I miss the days when great writers for the papers. Look at them now, unprincipled, illiterates pumping out propaganda for owners who have money and no ethics.
I recall not long after the Post was launched, their headquarters in the York Mills area of Toronto were vandalized, seemingly by persons acting in the name of openness and tolerance and diversity but only for themselves.
I had kind of a love-loathe relationship with Christie’s writing, dating all the way back to when she wrote for the Toronto Sun. (before that, she wrote for the Toronto Star (aka the “Red Star”). On the plus side, she was very principled, and never wavered from those principles, but sometimes I found the the downright purple prose that she came up with more than a little hard to stomach. When she was with the Sun, she was probably the single biggest reason why the standing joke was that if you tipped The Toronto Sun on its side, the blood would drip out. Very, VERY much sensationalist, tabloid-styled writing. Probably the peak of that phase of her career was her coverage of the Paul Bernardo and Karla Homolka trial.

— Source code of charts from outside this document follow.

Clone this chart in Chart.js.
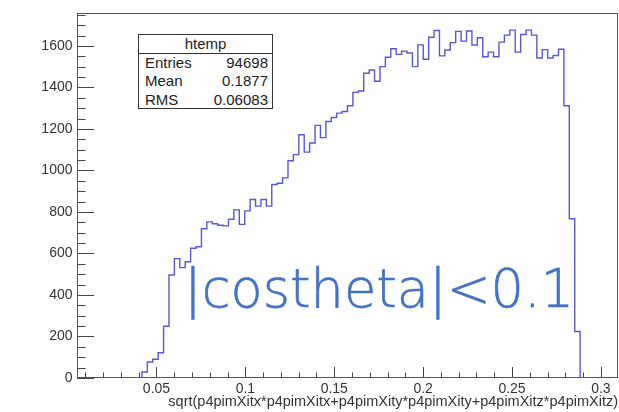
<!DOCTYPE html>
<html>
<head>
<meta charset="utf-8">
<script src="https://cdn.jsdelivr.net/npm/chart.js@4/dist/chart.umd.min.js"></script>
<style>
html,body{margin:0;padding:0;background:#fff;}
#wrap{position:relative;width:619px;height:412px;overflow:hidden;background:#fff;}
#c{position:absolute;left:0;top:0;}
#stats{position:absolute;left:138px;top:34px;width:135px;height:75px;box-sizing:border-box;border:1px solid #333;background:#fff;
  font-family:"Liberation Sans",Arial,sans-serif;font-size:15px;color:#222;}
#stats .t{height:18px;line-height:18px;text-align:center;border-bottom:1px solid #333;}
#stats .r{display:flex;justify-content:space-between;height:18.3px;line-height:18.3px;padding:0 4px 0 6px;}
#note{position:absolute;left:184px;top:263px;font-family:"DejaVu Sans",sans-serif;font-weight:200;font-size:52.5px;line-height:1;color:#4472C4;white-space:nowrap;-webkit-text-stroke:0.6px #4472C4;}
</style>
</head>
<body>
<div id="wrap">
  <canvas id="c" width="619" height="412"></canvas>
  <div id="stats"></div>
  <div id="note"></div>
</div>
<script>
// ---- data ----
const histName = 'htemp';
const statLabels = ['Entries', 'Mean', 'RMS'];
const statValues = ['94698', '0.1877', '0.06083'];
const xTitle = 'sqrt(p4pimXitx*p4pimXitx+p4pimXity*p4pimXity+p4pimXitz*p4pimXitz)';
const noteText = '|costheta|<0.1';

const xMin = 0.00528;          // histogram axis range
const xMax = 0.30962;
const nBins = 100;
const firstBin = 12;           // index of first filled bin
const binCounts = [
  29, 77, 90, 122, 249, 496, 575, 532, 560,
  625, 632, 719, 752, 743, 736, 733, 765, 810, 740,
  805, 860, 828, 860, 828, 932, 938, 964, 1047, 1076,
  1172, 1088, 1132, 1217, 1158, 1236, 1255, 1276, 1284, 1312,
  1376, 1383, 1468, 1484, 1430, 1500, 1545, 1586, 1559, 1575,
  1566, 1500, 1605, 1536, 1642, 1674, 1552, 1580, 1616, 1670,
  1623, 1672, 1604, 1639, 1548, 1570, 1548, 1618, 1652, 1676,
  1570, 1655, 1676, 1652, 1542, 1582, 1542, 1554, 1584,
  1312, 767, 224
];
const yMax = 1759;
const xTicks = [0.05, 0.1, 0.15, 0.2, 0.25, 0.3];
const xTickLabels = ['0.05', '0.1', '0.15', '0.2', '0.25', '0.3'];
const yTicks = [0, 200, 400, 600, 800, 1000, 1200, 1400, 1600];
const yTickLabels = ['0', '200', '400', '600', '800', '1000', '1200', '1400', '1600'];
const xMinorStep = 0.01;
const yMinorStep = 50;

// ---- build histogram points (bin low edges, step drawing) ----
const binWidth = (xMax - xMin) / nBins;
const pts = [];
const e0 = xMin + firstBin * binWidth;
pts.push({x: e0, y: 0});
binCounts.forEach((v, k) => pts.push({x: xMin + (firstBin + k) * binWidth, y: v}));
pts.push({x: xMin + (firstBin + binCounts.length) * binWidth, y: 0});

// ---- overlays as real text ----
const st = document.getElementById('stats');
st.innerHTML = '<div class="t">' + histName + '</div>' +
  statLabels.map((l, i) => '<div class="r"><span>' + l + '</span><span>' + statValues[i] + '</span></div>').join('');
document.getElementById('note').textContent = noteText;

const FONT = '"Liberation Sans", Arial, sans-serif';

const rootFrame = {
  id: 'rootFrame',
  afterDatasetsDraw(chart) {
    const {ctx, chartArea: a, scales: {x, y}} = chart;
    ctx.save();
    ctx.strokeStyle = '#444';
    ctx.lineWidth = 1;
    ctx.beginPath();
    for (let v = Math.ceil(xMin / xMinorStep) * xMinorStep; v <= xMax + 1e-9; v += xMinorStep) {
      const px = Math.round(x.getPixelForValue(v)) + 0.5;
      const major = xTicks.some(t => Math.abs(t - v) < 1e-6);
      ctx.moveTo(px, a.bottom);
      ctx.lineTo(px, a.bottom - (major ? 11 : 5.5));
    }
    for (let v = 0; v <= yMax; v += yMinorStep) {
      const py = Math.round(y.getPixelForValue(v)) + 0.5;
      const major = yTicks.includes(v);
      ctx.moveTo(a.left, py);
      ctx.lineTo(a.left + (major ? 17 : 8.5), py);
    }
    ctx.stroke();
    ctx.strokeStyle = '#555';
    ctx.strokeRect(Math.round(a.left) + 0.5, Math.round(a.top) + 0.5,
                   Math.round(a.right - a.left) - 1, Math.round(a.bottom - a.top) - 1);
    ctx.restore();
  }
};

new Chart(document.getElementById('c'), {
  type: 'line',
  data: {
    datasets: [{
      label: histName,
      data: pts,
      stepped: 'before',
      borderColor: 'rgb(88,88,210)',
      borderWidth: 1.4,
      pointRadius: 0,
      fill: false
    }]
  },
  options: {
    responsive: false,
    animation: false,
    events: [],
    layout: {padding: {top: 11, right: 1, left: 0, bottom: 0}},
    plugins: {legend: {display: false}, tooltip: {enabled: false}},
    scales: {
      x: {
        type: 'linear',
        min: xMin, max: xMax,
        grid: {display: false, drawTicks: false},
        border: {display: false},
        afterBuildTicks: s => { s.ticks = xTicks.map(v => ({value: v})); },
        afterFit: s => { s.height = 34; },
        ticks: {
          padding: 3, maxRotation: 0, autoSkip: false,
          color: '#333', font: {family: FONT, size: 14},
          callback: (v) => xTickLabels[xTicks.findIndex(t => Math.abs(t - v) < 1e-6)]
        },
        title: {
          display: true, text: xTitle, align: 'end', color: '#333',
          font: {family: FONT, size: 14.5}, padding: {top: 0, bottom: 1}
        }
      },
      y: {
        type: 'linear',
        min: 0, max: yMax,
        grid: {display: false, drawTicks: false},
        border: {display: false},
        afterBuildTicks: s => { s.ticks = yTicks.map(v => ({value: v})); },
        afterFit: s => { s.width = 77; },
        ticks: {
          padding: 4.5, autoSkip: false,
          color: '#333', font: {family: FONT, size: 14},
          callback: (v) => yTickLabels[yTicks.indexOf(v)]
        }
      }
    }
  },
  plugins: [rootFrame]
});
</script>
</body>
</html>
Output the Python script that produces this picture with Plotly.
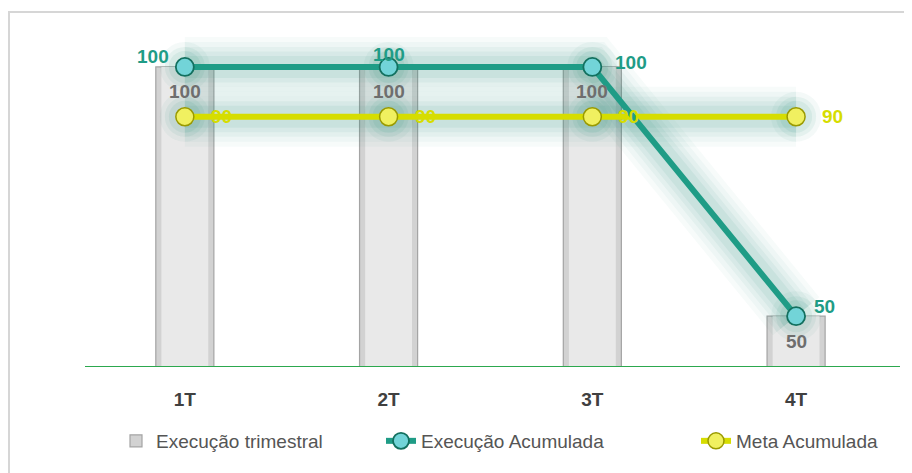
import plotly.graph_objects as go

categories = ["1T", "2T", "3T", "4T"]
exec_trimestral = [100, 100, 100, 50]
exec_acumulada = [100, 100, 100, 50]
meta_acumulada = [90, 90, 90, 90]
y_range = [40, 106]

FONT = "Liberation Sans, Arial, sans-serif"
TEAL = "#1f9c86"
YELLOW = "#d6dd00"

# page is rendered with an 8px body margin; plot area in page px: x 85..900, y 37..366
W, H = 904, 465
L, T = 77, 29
PW, PH = 815, 329
R = W - L - PW
B = H - T - PH


def px(page_x):
    return (page_x - 85) / PW


def py(page_y):
    return (366 - page_y) / PH


fig = go.Figure()

fig.add_trace(go.Bar(
    x=categories, y=exec_trimestral, name="Execução trimestral",
    marker=dict(color="#d2d2d2", line=dict(color="#a4a4a4", width=1.2)),
    width=0.285, legend="legend", hoverinfo="skip",
))
fig.add_trace(go.Bar(
    x=categories, y=exec_trimestral, showlegend=False,
    marker=dict(color="#e9e9e9", line=dict(width=0)),
    width=0.23, hoverinfo="skip",
))

# glow layers
for w, op in [(60, 0.035), (50, 0.04), (40, 0.05), (31, 0.06), (22, 0.07)]:
    for ys in (exec_acumulada, meta_acumulada):
        fig.add_trace(go.Scatter(
            x=categories, y=ys, mode="lines", showlegend=False, hoverinfo="skip",
            line=dict(color=f"rgba(30,140,120,{op})", width=w),
        ))
for s, op in [(50, 0.05), (40, 0.07), (32, 0.08)]:
    for ys in (exec_acumulada, meta_acumulada):
        fig.add_trace(go.Scatter(
            x=categories, y=ys, mode="markers", showlegend=False, hoverinfo="skip",
            marker=dict(size=s, color=f"rgba(30,140,120,{op})", line=dict(width=0)),
        ))

fig.add_trace(go.Scatter(
    x=categories, y=meta_acumulada, name="Meta Acumulada", mode="lines+markers",
    line=dict(color=YELLOW, width=6), legend="legend3",
    marker=dict(size=18, color="#f0f060", line=dict(color="#9a9a00", width=1.5)),
    hoverinfo="skip",
))
fig.add_trace(go.Scatter(
    x=categories, y=exec_acumulada, name="Execução Acumulada", mode="lines+markers",
    line=dict(color=TEAL, width=6), legend="legend2",
    marker=dict(size=18, color="#72d4d8", line=dict(color="#13705f", width=1.8)),
    hoverinfo="skip",
))

annotations = []
lab = dict(family=FONT, size=19, weight="bold")
# bar labels
for c, v in zip(categories, exec_trimestral):
    annotations.append(dict(x=c, y=v, text=str(v), showarrow=False, xanchor="center",
                            yanchor="middle", yshift=-25,
                            font=dict(lab, color="#6e6e6e")))
# meta labels
for c, v in zip(categories, meta_acumulada):
    annotations.append(dict(x=c, y=v, text=str(v), showarrow=False, xanchor="left",
                            yanchor="middle", xshift=24,
                            font=dict(lab, color=YELLOW)))
# execução acumulada labels
teal_pos = [("right", -14, 10), ("center", 0, 12), ("left", 21, 4), ("left", 16, 10)]
for c, v, (xa, xs, ys) in zip(categories, exec_acumulada, teal_pos):
    annotations.append(dict(x=c, y=v, text=str(v), showarrow=False, xanchor=xa,
                            yanchor="middle", xshift=xs, yshift=ys,
                            font=dict(lab, color=TEAL)))

leg = dict(orientation="h", y=py(441), yanchor="middle", xanchor="left",
           font=dict(family=FONT, size=19, color="#555555"),
           bgcolor="rgba(0,0,0,0)", borderwidth=0)

fig.update_layout(
    width=W, height=H,
    margin=dict(l=L, r=R, t=T, b=B),
    paper_bgcolor="white", plot_bgcolor="white",
    font=dict(family=FONT, color="#555555", size=16),
    barmode="overlay",
    showlegend=True,
    legend=dict(leg, x=px(116)),
    legend2=dict(leg, x=px(381)),
    legend3=dict(leg, x=px(696)),
    xaxis=dict(showgrid=False, showline=True, linecolor="#2ca84e", linewidth=1.2,
               ticks="", ticklabelstandoff=16,
               tickfont=dict(family=FONT, size=19, color="#404040", weight="bold"),
               range=[-0.49, 3.51]),
    yaxis=dict(range=y_range, showgrid=False, showticklabels=False, zeroline=False,
               showline=False),
    annotations=annotations,
    shapes=[dict(type="rect", xref="paper", yref="paper",
                 x0=px(9), x1=px(930),
                 y0=py(490), y1=py(12),
                 line=dict(color="#d6d6d6", width=2), fillcolor="rgba(0,0,0,0)",
                 layer="below")],
)

fig.write_html("out.html")
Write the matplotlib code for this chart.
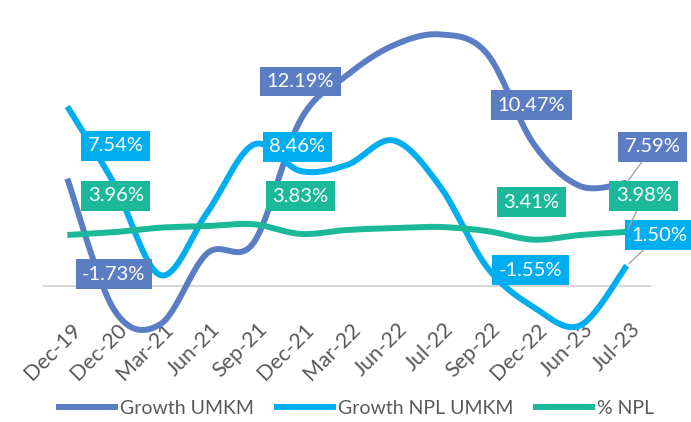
import numpy as np
import matplotlib.pyplot as plt
from matplotlib.transforms import ScaledTranslation

bulan = ['Dec-19', 'Dec-20', 'Mar-21', 'Jun-21', 'Sep-21', 'Dec-21', 'Mar-22',
         'Jun-22', 'Jul-22', 'Sep-22', 'Dec-22', 'Jun-23', 'Jul-23']
growth_umkm = [7.9, -1.73, -2.8, 2.4, 3.2, 12.19, 15.5, 17.7, 18.5, 17.1, 10.47, 7.35, 7.59]
growth_npl_umkm = [13.2, 7.54, 0.8, 5.4, 10.4, 8.46, 8.9, 10.7, 7.3, 1.4, -1.55, -2.9, 1.50]
npl = [3.75, 3.96, 4.29, 4.41, 4.54, 3.83, 4.12, 4.26, 4.34, 4.04, 3.41, 3.75, 3.98]
# titik yang diberi label
idx_label = [1, 5, 10, 12]

plt.rcParams['font.family'] = ['Lato', 'DejaVu Sans']


def smooth(y, n=30):
    # garis halus ala excel (bezier / catmull-rom)
    y = np.asarray(y, float)
    x = np.arange(len(y), dtype=float)
    t = np.linspace(0, 1, n)
    xs, ys = [], []
    for i in range(len(y) - 1):
        i0 = max(i - 1, 0)
        i3 = min(i + 2, len(y) - 1)
        for arr, out in ((x, xs), (y, ys)):
            p0, p1, p2, p3 = arr[i0], arr[i], arr[i + 1], arr[i3]
            c1 = p1 + (p2 - p0) / 6
            c2 = p2 - (p3 - p1) / 6
            out.append((1 - t) ** 3 * p1 + 3 * (1 - t) ** 2 * t * c1
                       + 3 * (1 - t) * t ** 2 * c2 + t ** 3 * p2)
    return np.concatenate(xs), np.concatenate(ys)


fig = plt.figure(figsize=(6.91, 4.22), dpi=100)
ax = fig.add_axes([44 / 691, 0.1611, 606 / 691, 0.7896])

series = [
    ('Growth UMKM', growth_umkm, '#5B7DC4', [(0, 35.5), (0, 38.7), (-2, 38.6), (26, 35.8)]),
    ('Growth NPL UMKM', growth_npl_umkm, '#00AEEF', [(2, 37.5), (-3, 24), (-3, 37), (33, 30.6)]),
    ('% NPL', npl, '#1BB99A', [(2, 36.6), (0, 37.9), (-2, 37.6), (17, 35.9)]),
]

for nama, data, warna, offs in series:
    xs, ys = smooth(data)
    ax.plot(xs, ys, color=warna, lw=4.3, solid_capstyle='butt', label=nama, zorder=2)

for nama, data, warna, offs in series:
    for i, (dx, dy) in zip(idx_label, offs):
        arrow = None
        if i == len(data) - 1:
            arrow = dict(arrowstyle='-', color='#A6A6A6', lw=1, shrinkA=0, shrinkB=2)
        ax.annotate(f'{data[i]:.2f}%', xy=(i, data[i]), xytext=(dx * 0.72, dy * 0.72),
                    textcoords='offset points', ha='center', va='center',
                    fontsize=14.5, color='white', zorder=5,
                    bbox=dict(boxstyle='square,pad=0.32', fc=warna, ec='none'),
                    arrowprops=arrow)

ax.set_xlim(-0.5, len(bulan) - 0.5)
ax.set_ylim(-5, 19.5)
for s in ['top', 'right', 'left']:
    ax.spines[s].set_visible(False)
ax.spines['bottom'].set_position(('data', 0))
ax.spines['bottom'].set_color('#D9D9D9')
ax.spines['bottom'].set_linewidth(1.5)
ax.spines['bottom'].set_zorder(1)
ax.set_yticks([])
ax.set_xticks(range(len(bulan)))
ax.set_xticklabels(bulan, rotation=45, ha='right', rotation_mode='anchor',
                   fontsize=15.5, color='#595959')
ax.tick_params(axis='x', length=0, pad=24)
geser = ScaledTranslation(3 / 100, 0, fig.dpi_scale_trans)
for lbl in ax.get_xticklabels():
    lbl.set_transform(lbl.get_transform() + geser)

fig.legend(loc='center', bbox_to_anchor=(355 / 691, 1 - 408 / 422), ncol=3,
           frameon=False, fontsize=14, labelcolor='#595959', handlelength=3.2,
           handletextpad=0.1, columnspacing=1.0)

fig.savefig('out.png', dpi=100)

Still, when The Sun fired her, and she wound up at the Post, and subsequently ended up having to tone down some of her editorial style, I’ll admit I felt a little bad for her that Lord Black seemed to have put a leash on her.
I also agreed with her on many things, such as her disdain for Third and Fourth Wave Feminists. She opined (with regards to an exhibition of ‘radical feminist-themed artworks’ (and this quote may not be exact, as it’s to the best of my memory, but I’ll try my best)): “Sometimes it seems as if the piece of art that would most appeal to this group would depict a nude, recently-castrated white male, blindfolded, gagged and in chains, and with excrement smeared all over his face.”
Needless to say, all the usual suspects amongst the Campus “Progressive” groups utterly *despised* her, and would stage protests every time she was invited to speak on campus.